Don’t make the mistake I did and wait until cash gets tight to realize that cashflow is king and then start building recurring revenue while looking for quick, easy, cheap ways to generate immediate cashflow.
Chances are you’re going to run into some issues with team members so it’s helpful to know the proper way to fire someone without having to pay unemployment and effective ways to get your team members to do what they do best.
In summary, you need to have a game plan from day one including an exit strategy or else you might end up like one of the 300 businesses in NYC who failed because they failed to plan for success.
Since this blog is getting long and selling isn’t much different than buying I’ll keep this short.
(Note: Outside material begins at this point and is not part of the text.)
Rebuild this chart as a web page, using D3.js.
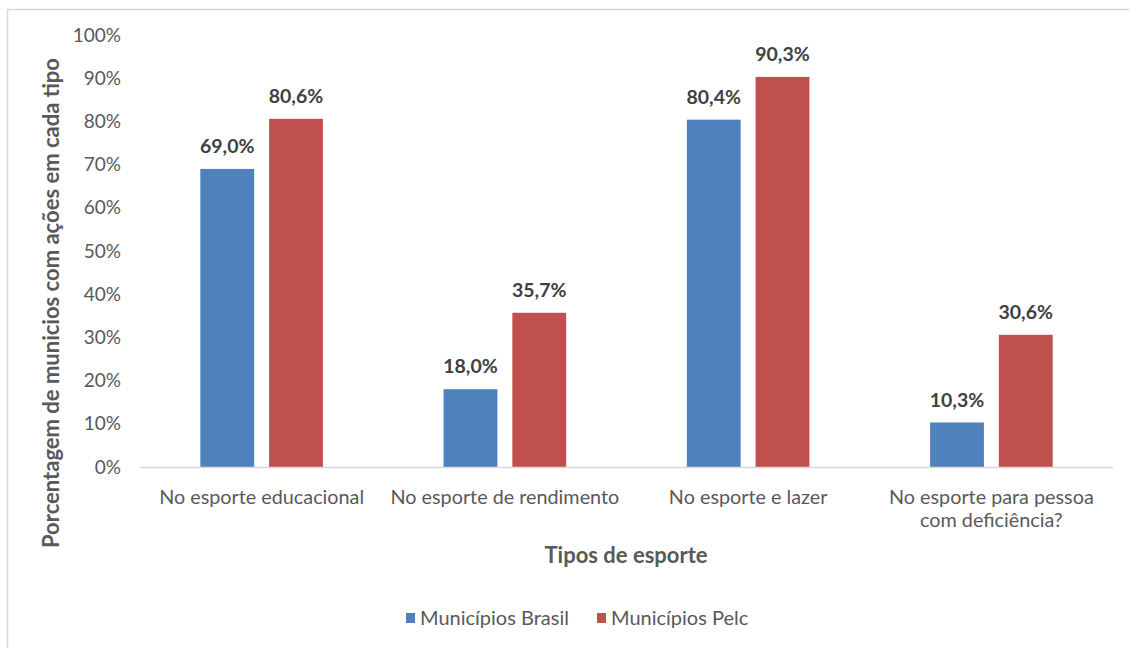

You need to basically understand 3 things:
- How to value your business just the same as discussed in buying so you can justify your price.
- Where to list your business which is again the same places where you’d go to find a business for sale (such as bizbuysell.com)
- How to foster relationships so that when it’s time to sell, you have a few personal contacts in mind.
With regards to the 3rd, you may want to get to know other business owners in your area who have complimentary (or even competing businesses). You may also consider hiring a leader who would like to take over and own their own business some day. If you have a franchise like mine, you will also want to stay in touch with owners in other areas as they might want to expand their operations.
The goal with this post is to organize and direct the many varied posts I’ve written about my adventure buying, building, and now selling my business over the last 18 months. As I add more posts I’ll try to keep this summary updated so you can always reference it for new material.